* _SUPPLIED DATA_:
• • • •

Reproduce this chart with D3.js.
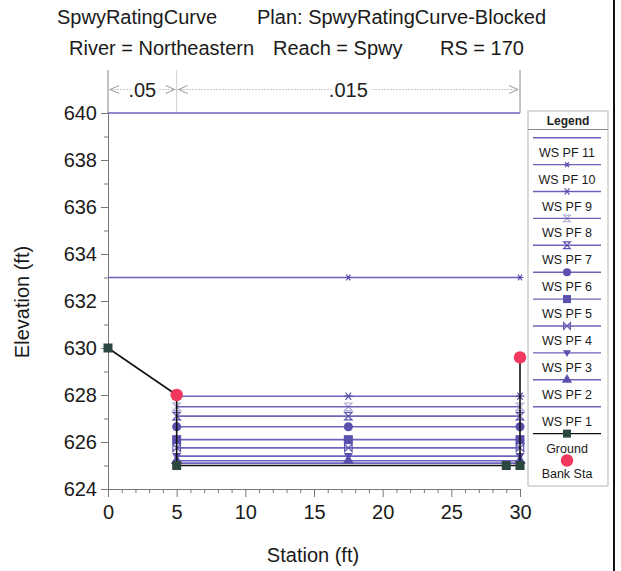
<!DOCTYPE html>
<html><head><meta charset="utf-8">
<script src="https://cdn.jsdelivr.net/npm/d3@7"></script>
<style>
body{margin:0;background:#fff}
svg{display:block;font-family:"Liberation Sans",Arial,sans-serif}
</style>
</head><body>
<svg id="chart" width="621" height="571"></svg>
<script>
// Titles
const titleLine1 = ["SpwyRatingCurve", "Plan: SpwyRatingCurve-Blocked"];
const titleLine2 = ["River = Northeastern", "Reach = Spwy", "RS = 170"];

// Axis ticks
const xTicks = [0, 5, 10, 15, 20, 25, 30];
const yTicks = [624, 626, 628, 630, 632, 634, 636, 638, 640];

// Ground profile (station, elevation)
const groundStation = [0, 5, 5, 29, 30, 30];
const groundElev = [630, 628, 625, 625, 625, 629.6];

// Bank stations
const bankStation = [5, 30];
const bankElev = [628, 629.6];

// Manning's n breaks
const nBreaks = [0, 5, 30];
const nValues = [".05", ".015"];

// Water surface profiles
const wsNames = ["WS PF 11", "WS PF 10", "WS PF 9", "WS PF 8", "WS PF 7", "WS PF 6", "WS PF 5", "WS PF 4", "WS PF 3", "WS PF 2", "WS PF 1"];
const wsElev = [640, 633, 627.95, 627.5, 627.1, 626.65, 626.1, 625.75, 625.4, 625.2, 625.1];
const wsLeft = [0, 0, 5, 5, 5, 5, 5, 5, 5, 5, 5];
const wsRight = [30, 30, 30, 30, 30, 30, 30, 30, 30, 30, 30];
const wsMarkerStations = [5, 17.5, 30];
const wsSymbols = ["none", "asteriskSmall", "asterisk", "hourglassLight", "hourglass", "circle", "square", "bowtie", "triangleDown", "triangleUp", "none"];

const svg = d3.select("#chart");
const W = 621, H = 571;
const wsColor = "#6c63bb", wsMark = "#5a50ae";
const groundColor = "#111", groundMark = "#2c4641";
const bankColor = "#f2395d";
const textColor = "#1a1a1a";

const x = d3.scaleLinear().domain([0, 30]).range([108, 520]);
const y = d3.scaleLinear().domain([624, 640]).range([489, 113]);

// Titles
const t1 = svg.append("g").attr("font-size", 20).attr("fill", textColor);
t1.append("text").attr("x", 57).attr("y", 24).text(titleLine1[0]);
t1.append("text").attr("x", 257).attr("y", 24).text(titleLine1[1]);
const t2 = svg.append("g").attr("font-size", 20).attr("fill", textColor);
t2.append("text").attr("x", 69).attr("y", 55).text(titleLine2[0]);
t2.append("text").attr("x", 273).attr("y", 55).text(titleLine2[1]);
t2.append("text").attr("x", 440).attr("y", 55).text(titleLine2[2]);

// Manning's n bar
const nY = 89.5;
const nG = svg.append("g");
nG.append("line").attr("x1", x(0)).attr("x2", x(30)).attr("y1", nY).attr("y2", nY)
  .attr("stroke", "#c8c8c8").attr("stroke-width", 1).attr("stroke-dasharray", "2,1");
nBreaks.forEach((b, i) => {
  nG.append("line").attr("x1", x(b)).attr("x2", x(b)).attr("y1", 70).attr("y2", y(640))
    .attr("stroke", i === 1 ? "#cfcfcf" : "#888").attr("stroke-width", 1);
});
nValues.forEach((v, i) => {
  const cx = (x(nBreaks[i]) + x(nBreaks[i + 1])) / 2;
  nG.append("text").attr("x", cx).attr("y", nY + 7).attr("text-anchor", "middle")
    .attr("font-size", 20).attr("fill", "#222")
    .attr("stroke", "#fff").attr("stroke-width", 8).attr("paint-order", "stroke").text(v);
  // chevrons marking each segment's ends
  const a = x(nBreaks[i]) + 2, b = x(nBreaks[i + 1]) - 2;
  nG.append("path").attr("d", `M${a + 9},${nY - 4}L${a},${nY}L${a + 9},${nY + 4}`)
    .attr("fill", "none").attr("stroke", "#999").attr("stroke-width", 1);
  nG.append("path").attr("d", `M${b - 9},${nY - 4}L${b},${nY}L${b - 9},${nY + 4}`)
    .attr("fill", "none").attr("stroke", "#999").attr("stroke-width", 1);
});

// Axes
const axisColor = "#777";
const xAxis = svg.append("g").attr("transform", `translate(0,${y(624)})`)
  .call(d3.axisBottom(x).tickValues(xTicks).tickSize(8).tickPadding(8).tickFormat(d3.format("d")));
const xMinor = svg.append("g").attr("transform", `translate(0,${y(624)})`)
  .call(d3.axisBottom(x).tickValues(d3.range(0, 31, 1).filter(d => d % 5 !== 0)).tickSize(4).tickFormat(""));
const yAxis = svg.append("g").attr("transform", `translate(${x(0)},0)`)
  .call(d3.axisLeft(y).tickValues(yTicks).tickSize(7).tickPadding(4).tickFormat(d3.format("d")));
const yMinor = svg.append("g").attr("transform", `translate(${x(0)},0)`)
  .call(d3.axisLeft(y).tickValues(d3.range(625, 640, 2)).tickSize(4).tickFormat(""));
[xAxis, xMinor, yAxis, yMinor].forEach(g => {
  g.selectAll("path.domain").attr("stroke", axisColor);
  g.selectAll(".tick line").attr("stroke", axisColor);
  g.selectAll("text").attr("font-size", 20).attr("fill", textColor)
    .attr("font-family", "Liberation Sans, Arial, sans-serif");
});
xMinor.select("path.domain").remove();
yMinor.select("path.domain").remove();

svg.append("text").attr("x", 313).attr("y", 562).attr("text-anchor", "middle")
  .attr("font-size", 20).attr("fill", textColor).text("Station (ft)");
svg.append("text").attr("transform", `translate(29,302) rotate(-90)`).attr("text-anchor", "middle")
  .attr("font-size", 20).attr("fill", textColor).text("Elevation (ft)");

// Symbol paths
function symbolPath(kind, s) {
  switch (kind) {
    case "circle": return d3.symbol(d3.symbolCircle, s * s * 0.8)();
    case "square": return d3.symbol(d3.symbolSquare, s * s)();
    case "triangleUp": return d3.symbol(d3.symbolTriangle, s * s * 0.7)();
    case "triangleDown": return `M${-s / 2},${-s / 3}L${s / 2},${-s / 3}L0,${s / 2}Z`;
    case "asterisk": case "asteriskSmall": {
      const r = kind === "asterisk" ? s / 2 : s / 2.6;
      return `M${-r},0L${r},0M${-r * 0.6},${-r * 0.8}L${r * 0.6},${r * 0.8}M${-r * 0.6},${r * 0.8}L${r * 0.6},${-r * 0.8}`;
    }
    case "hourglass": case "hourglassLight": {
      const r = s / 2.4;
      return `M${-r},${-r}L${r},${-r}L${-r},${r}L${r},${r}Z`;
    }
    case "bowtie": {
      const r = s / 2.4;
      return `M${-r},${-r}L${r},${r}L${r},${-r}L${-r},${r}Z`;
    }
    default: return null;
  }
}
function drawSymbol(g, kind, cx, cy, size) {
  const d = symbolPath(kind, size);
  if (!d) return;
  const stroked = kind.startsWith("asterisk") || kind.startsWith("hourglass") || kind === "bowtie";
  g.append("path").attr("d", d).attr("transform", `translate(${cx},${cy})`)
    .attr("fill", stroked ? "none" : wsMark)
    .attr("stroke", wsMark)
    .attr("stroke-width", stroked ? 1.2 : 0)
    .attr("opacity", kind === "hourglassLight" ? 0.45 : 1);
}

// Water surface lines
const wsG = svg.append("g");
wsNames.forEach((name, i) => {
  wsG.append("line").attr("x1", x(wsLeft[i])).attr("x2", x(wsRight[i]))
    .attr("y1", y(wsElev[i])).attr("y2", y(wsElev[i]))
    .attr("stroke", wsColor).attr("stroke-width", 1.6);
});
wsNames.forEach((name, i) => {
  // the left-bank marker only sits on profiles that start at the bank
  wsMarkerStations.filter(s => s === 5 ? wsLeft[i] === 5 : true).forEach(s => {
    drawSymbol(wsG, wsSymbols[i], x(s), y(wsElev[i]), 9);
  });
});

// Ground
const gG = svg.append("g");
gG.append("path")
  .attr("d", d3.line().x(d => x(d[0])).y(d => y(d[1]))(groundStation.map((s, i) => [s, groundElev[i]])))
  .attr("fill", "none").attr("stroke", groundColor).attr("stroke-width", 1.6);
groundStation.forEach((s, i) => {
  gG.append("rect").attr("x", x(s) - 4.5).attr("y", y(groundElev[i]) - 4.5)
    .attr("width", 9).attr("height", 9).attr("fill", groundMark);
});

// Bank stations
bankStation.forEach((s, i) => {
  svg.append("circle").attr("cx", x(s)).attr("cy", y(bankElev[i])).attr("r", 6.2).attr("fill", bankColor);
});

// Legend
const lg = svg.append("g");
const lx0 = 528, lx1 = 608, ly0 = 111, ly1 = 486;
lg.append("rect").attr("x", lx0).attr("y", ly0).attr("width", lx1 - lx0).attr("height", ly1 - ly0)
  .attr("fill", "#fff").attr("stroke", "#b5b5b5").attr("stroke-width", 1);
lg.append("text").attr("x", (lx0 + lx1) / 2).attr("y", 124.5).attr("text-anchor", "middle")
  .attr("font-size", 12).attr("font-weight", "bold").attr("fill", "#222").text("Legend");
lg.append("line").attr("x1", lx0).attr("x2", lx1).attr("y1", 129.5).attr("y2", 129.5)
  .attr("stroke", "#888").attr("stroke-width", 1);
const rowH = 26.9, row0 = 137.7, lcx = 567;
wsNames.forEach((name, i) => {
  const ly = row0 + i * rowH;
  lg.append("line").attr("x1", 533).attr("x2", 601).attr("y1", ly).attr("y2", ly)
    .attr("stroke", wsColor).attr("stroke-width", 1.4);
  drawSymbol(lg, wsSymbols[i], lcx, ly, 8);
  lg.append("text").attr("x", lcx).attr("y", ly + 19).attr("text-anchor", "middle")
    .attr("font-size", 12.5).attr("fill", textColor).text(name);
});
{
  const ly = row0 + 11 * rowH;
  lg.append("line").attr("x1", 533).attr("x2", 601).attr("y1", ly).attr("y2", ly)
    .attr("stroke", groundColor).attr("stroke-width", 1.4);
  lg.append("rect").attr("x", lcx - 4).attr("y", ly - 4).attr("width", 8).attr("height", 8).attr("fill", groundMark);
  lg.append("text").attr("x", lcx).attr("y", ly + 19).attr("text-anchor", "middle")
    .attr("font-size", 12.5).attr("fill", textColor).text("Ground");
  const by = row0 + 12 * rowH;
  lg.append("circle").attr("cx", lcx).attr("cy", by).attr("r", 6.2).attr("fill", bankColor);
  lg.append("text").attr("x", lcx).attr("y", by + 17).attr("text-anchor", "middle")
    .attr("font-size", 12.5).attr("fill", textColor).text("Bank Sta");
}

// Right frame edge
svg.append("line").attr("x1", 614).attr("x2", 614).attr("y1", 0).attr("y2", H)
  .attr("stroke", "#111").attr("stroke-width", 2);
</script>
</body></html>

• • • •

* _THE REQUEST_:
A line counts if it holds the word "chart". Work out how many lines in the listing count, and give only that number.

* _FINAL ANSWER_:
3